Natural materials dominate. Wood, stone, ceramic, and linen appear far more often than plastic or chrome. This connects the cafe to the Finnish design tradition and creates a warmth that synthetic materials cannot achieve.
Restraint is the guiding aesthetic principle. You will rarely see cluttered walls, aggressive branding, or visual noise. The best Helsinki cafes feel calm and considered, spaces where attention naturally settles on the coffee because there is nothing competing for it.
Functionality matters as much as form. Seating is comfortable. Acoustics are managed so conversations do not dissolve into noise. The service counter is organized for efficient workflow. Beauty and utility are not in tension; they are the same thing.
Practical Tips for Visiting
If you are planning a specialty coffee tour of Helsinki, a few practical notes will help.
- Filter coffee is king. While espresso is available everywhere, Helsinki’s true strength is filter brewing. Ask what is on filter and you will often get a more interesting cup than you would from espresso.
- The cafe day starts early. Many specialty spots open at 7 or 8 in the morning, and the first hours are often the quietest and best for conversation with baristas.
- Weekday mornings are ideal for experiencing cafes at their most relaxed. Weekends, especially Saturday mornings, can be busy in popular spots.
- Cash is unnecessary. Finland is one of the most cashless societies in the world, and every cafe accepts card payments. Many accept mobile payments as well.
- Summer terraces transform the experience from May through September. The long daylight hours and mild temperatures make outdoor seating irresistible, and cafes expand onto sidewalks and courtyards.
- Helsinki is compact. You can walk between any of the neighborhoods described above in 15 to 20 minutes. A full day of cafe exploration on foot is entirely feasible.
For more information on exploring the city, Visit Helsinki offers comprehensive guides to neighborhoods, events, and seasonal activities.

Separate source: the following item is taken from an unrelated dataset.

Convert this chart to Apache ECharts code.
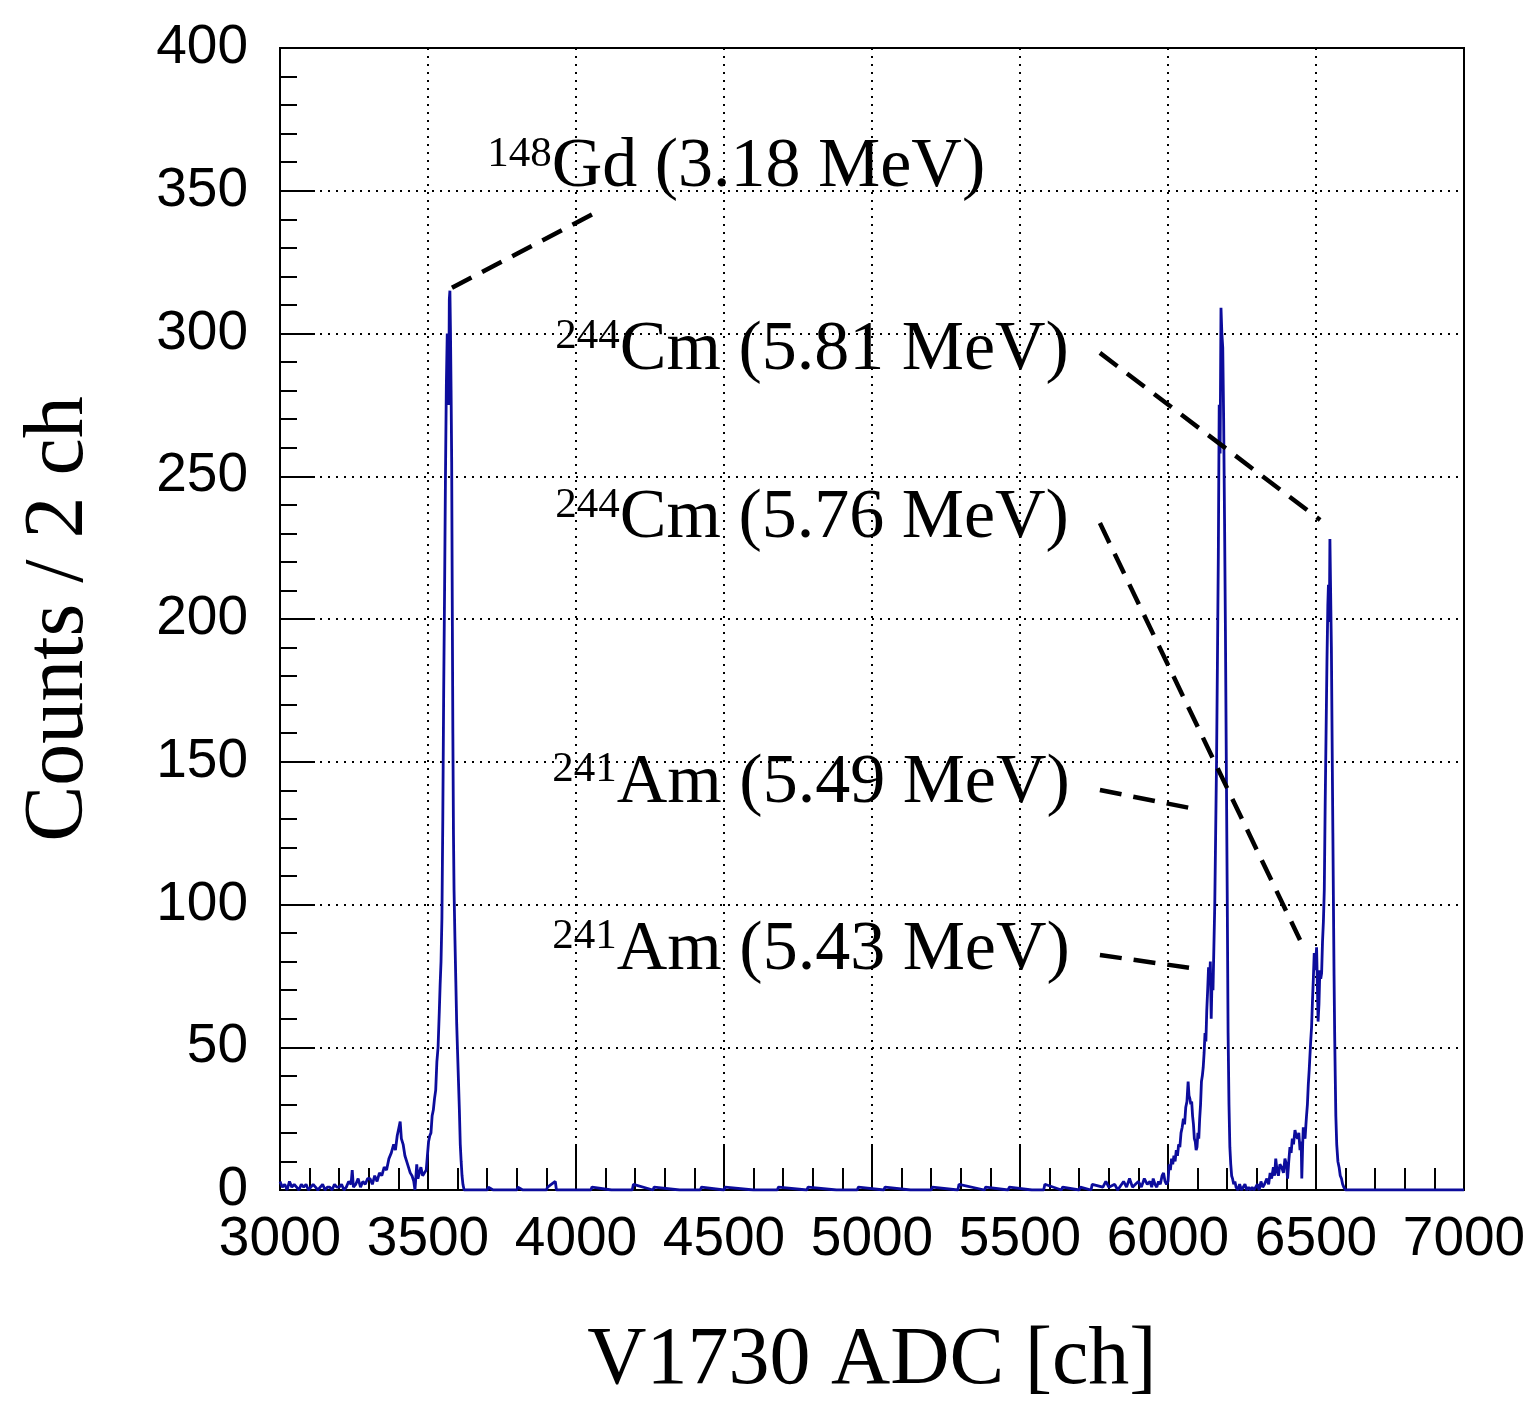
<!DOCTYPE html>
<html>
<head>
<meta charset="utf-8">
<script src="https://cdn.jsdelivr.net/npm/echarts@6/dist/echarts.min.js"></script>
<style>
html,body{margin:0;padding:0;background:#fff;}
#chart{width:1533px;height:1403px;}
</style>
</head>
<body>
<div id="chart"></div>
<script>
// ---- Data (ADC channel, counts per 2 ch) ----
const lowChannels = [3000,3008,3016,3024,3032,3040,3048,3056,3064,3072,3080,3088,3096,3104,3112,3120,3128,3136,3144,3152,3160,3168,3176,3184,3192,3200,3208,3216,3224,3232,3240,3244,3248,3256,3264,3272,3280,3288,3296];
const lowCounts   = [3,1,2,0,3,1,2,1,0,2,1,2,0,1,2,1,0,1,2,0,1,1,0,2,1,1,2,0,1,3,2,7,1,2,4,1,3,2,4];

const gdBumpChannels = [3304,3312,3320,3328,3336,3344,3352,3360,3368,3376,3384,3390,3396,3402,3406,3410,3416,3422,3428,3434,3440,3446,3452,3456,3462,3466,3470,3476,3482,3488,3494,3498];
const gdBumpCounts   = [4,2,5,3,6,5,8,7,11,13,16,14,19,22,24,18,16,12,10,8,6,5,3,0,9,4,4,8,5,6,7,12];

const gdPeakChannels = [3502,3506,3510,3514,3518,3522,3526,3530,3534,3538,3541,3544,3547,3550,3553,3556,3559,3562,3565,3568,3570,3572,3574,3576,3578,3580,3582,3584,3586,3588,3591,3594,3597,3600,3603,3606,3609,3612,3615,3618,3622];
const gdPeakCounts   = [17,19,20,26,28,32,35,45,50,62,72,80,95,130,175,210,250,282,300,296,275,312,315,300,280,255,205,160,125,105,88,73,58,48,38,28,16,10,5,2,0];

const flatChannels = [3640,3700,3704,3720,3780,3800,3804,3820,3900,3904,3930,3934,4000,4050,4054,4120,4190,4194,4260,4264,4350,4420,4424,4500,4504,4600,4680,4684,4780,4784,4880,4950,4954,5040,5044,5130,5200,5204,5290,5294,5380,5384,5460,5464,5540,5580,5584,5640,5644,5700,5704,5740,5744,5780,5790,5800,5820,5830,5850,5860,5870,5880,5890,5900,5910,5920,5930];
const flatCounts   = [0,0,1,0,0,0,1,0,0,1,3,0,0,0,1,0,0,2,0,1,0,0,1,0,1,0,0,1,0,1,0,0,1,0,1,0,0,1,0,2,0,1,0,1,0,0,2,0,1,0,1,0,2,1,3,1,2,0,3,1,4,1,2,3,1,4,2];

const amChannels = [5939,5945,5950,5956,5962,5968,5974,5980,5985,5990,5995,6000,6004,6008,6012,6016,6020,6024,6028,6032,6036,6040,6044,6048,6052,6056,6060,6064,6068,6071,6074,6077,6080,6083,6086,6089,6092,6095,6098,6101,6104,6107,6110,6113,6116,6119,6122,6125,6128,6131,6134,6137,6140,6143,6146,6149,6152,6155,6158,6161,6164,6167,6170,6173,6176,6179,6182,6185,6188,6191,6194,6197,6200,6203,6206,6209,6212,6215,6218,6222,6226,6230,6236,6242,6248,6254,6260,6266,6272,6278,6284,6290];
const amCounts   = [3,1,4,2,1,3,2,5,6,3,2,3,9,7,11,9,12,10,14,12,16,15,20,22,25,23,29,31,38,33,32,30,31,26,23,18,17,14,15,20,18,25,30,38,40,43,48,55,52,63,70,78,72,80,60,75,70,85,100,125,150,185,222,275,258,309,300,295,270,235,196,150,105,55,30,15,9,5,4,2,3,1,0,2,0,1,2,0,1,0,1,0];

const cmChannels = [6296,6302,6308,6314,6320,6326,6334,6340,6345,6350,6356,6360,6364,6368,6373,6378,6384,6390,6395,6400,6404,6408,6412,6416,6420,6424,6429,6433,6438,6442,6446,6450,6452,6455,6457,6460,6463,6466,6468,6471,6474,6477,6479,6482,6485,6488,6491,6494,6497,6499,6502,6505,6507,6510,6513,6516,6519,6522,6525,6528,6531,6534,6537,6540,6542,6545,6547,6550,6552,6555,6557,6559,6561,6563,6565,6567,6570,6574,6578,6582,6586,6590,6594,6600,7000];
const cmCounts   = [1,2,0,3,1,2,4,2,6,4,8,5,11,7,5,9,8,6,11,9,4,10,15,13,18,16,21,19,18,20,14,17,4,16,22,19,18,23,26,30,37,42,46,52,57,66,74,83,77,77,85,70,59,65,77,74,76,87,94,105,135,160,185,205,212,199,228,205,190,150,125,99,75,55,40,26,16,10,8,5,4,2,1,0,0];

// Annotation texts: superscript, label, anchor (channel, counts at baseline)
const labelSup   = ['148','244','244','241','241'];
const labelMain  = ['Gd (3.18 MeV)','Cm (5.81 MeV)','Cm (5.76 MeV)','Am (5.49 MeV)','Am (5.43 MeV)'];
const labelX     = [3700,3930,3930,3920,3920];
const labelY     = [351,287,228,135.5,77];

// Dashed pointer lines: [x1, y1, x2, y2] in data units
const pointerLines = [
  [3581,316,4071,342.6],
  [5770,293.2,6514,234.7],
  [5770,233.6,6446,87.6],
  [5770,140.1,6074,133.8],
  [5770,82.3,6074,77.8]
];

const xTicks = {min:3000, max:7000, step:500};
const yTicks = {min:0, max:400, step:50};

// ---- Build spectrum ----
const channels = [].concat(lowChannels, gdBumpChannels, gdPeakChannels, flatChannels, amChannels, cmChannels);
const counts   = [].concat(lowCounts, gdBumpCounts, gdPeakCounts, flatCounts, amCounts, cmCounts);
const spectrum = channels.map((c,i)=>[c, counts[i]]);

const chart = echarts.init(document.getElementById('chart'), null, {renderer:'canvas'});

const axisCommon = {
  axisLine:{show:true, lineStyle:{color:'#000', width:2}},
  splitLine:{show:true, lineStyle:{color:'#000', width:2, type:[2,6]}},
  axisLabel:{color:'#000', fontFamily:'Liberation Sans', fontSize:55, showMinLabel:true, showMaxLabel:true,
    formatter:(v)=>String(v)},
  nameLocation:'middle',
  nameTextStyle:{color:'#000', fontFamily:'Liberation Serif'}
};

const series = [{
  type:'line', data:spectrum, symbol:'none', z:5,
  lineStyle:{color:'#0c0c9c', width:2.8}
}];
pointerLines.forEach(p=>{
  series.push({type:'line', data:[[p[0],p[1]],[p[2],p[3]]], symbol:'none', z:6, silent:true,
    lineStyle:{color:'#000', width:4.5, type:[22,12]}});
});

chart.setOption({
  animation:false,
  backgroundColor:'#fff',
  grid:{left:280, right:69, top:48, bottom:213, containLabel:false, outerBoundsMode:'none',
    show:true, borderColor:'#000', borderWidth:2, backgroundColor:'transparent'},
  xAxis:Object.assign({}, axisCommon, {
    type:'value', min:xTicks.min, max:xTicks.max, interval:xTicks.step,
    axisTick:{show:true, inside:true, length:44, lineStyle:{color:'#000', width:2}},
    minorTick:{show:true, splitNumber:5, length:22, lineStyle:{color:'#000', width:2}},
    axisLabel:Object.assign({}, axisCommon.axisLabel, {margin:22}),
    name:'V1730 ADC [ch]', nameGap:130,
    nameTextStyle:Object.assign({}, axisCommon.nameTextStyle, {fontSize:82})
  }),
  yAxis:Object.assign({}, axisCommon, {
    type:'value', min:yTicks.min, max:yTicks.max, interval:yTicks.step,
    axisTick:{show:true, inside:true, length:35, lineStyle:{color:'#000', width:2}},
    minorTick:{show:true, splitNumber:5, length:17, lineStyle:{color:'#000', width:2}},
    axisLabel:Object.assign({}, axisCommon.axisLabel, {margin:32}),
    name:'Counts / 2 ch', nameGap:178,
    nameTextStyle:Object.assign({}, axisCommon.nameTextStyle, {fontSize:84})
  }),
  series:series
});

const graphics = labelMain.map((m,i)=>{
  const p = chart.convertToPixel({gridIndex:0}, [labelX[i], labelY[i]]);
  return {
    type:'text', x:p[0], y:p[1]+15, z:10,
    style:{
      text:'{sup|'+labelSup[i]+'}{main|'+m+'}',
      align:'left', verticalAlign:'bottom',
      rich:{
        sup:{fontFamily:'Liberation Serif', fontSize:43, fill:'#000', verticalAlign:'top'},
        main:{fontFamily:'Liberation Serif', fontSize:70, fill:'#000'}
      }
    }
  };
});
chart.setOption({graphic:graphics});
</script>
</body>
</html>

The Scene Is Still Growing
What makes Helsinki’s specialty coffee scene particularly exciting is that it has not plateaued. New cafes continue to open, existing ones continue to evolve, and the level of ambition keeps rising. Finnish baristas regularly compete at the highest levels internationally, and Finnish roasters are gaining recognition across Europe.
The city’s small size works in its favor. The specialty community is tight-knit, collaborative, and visible. Baristas know each other, roasters share knowledge, and the sense of collective momentum is palpable. This is not a scene driven by competition but by a shared commitment to making coffee better.
For any coffee lover visiting Finland, Helsinki’s cafe landscape is reason enough to come. The combination of world-class coffee, thoughtful design, and a culture that takes its daily cup more seriously than anywhere else creates an experience that is unique and deeply rewarding.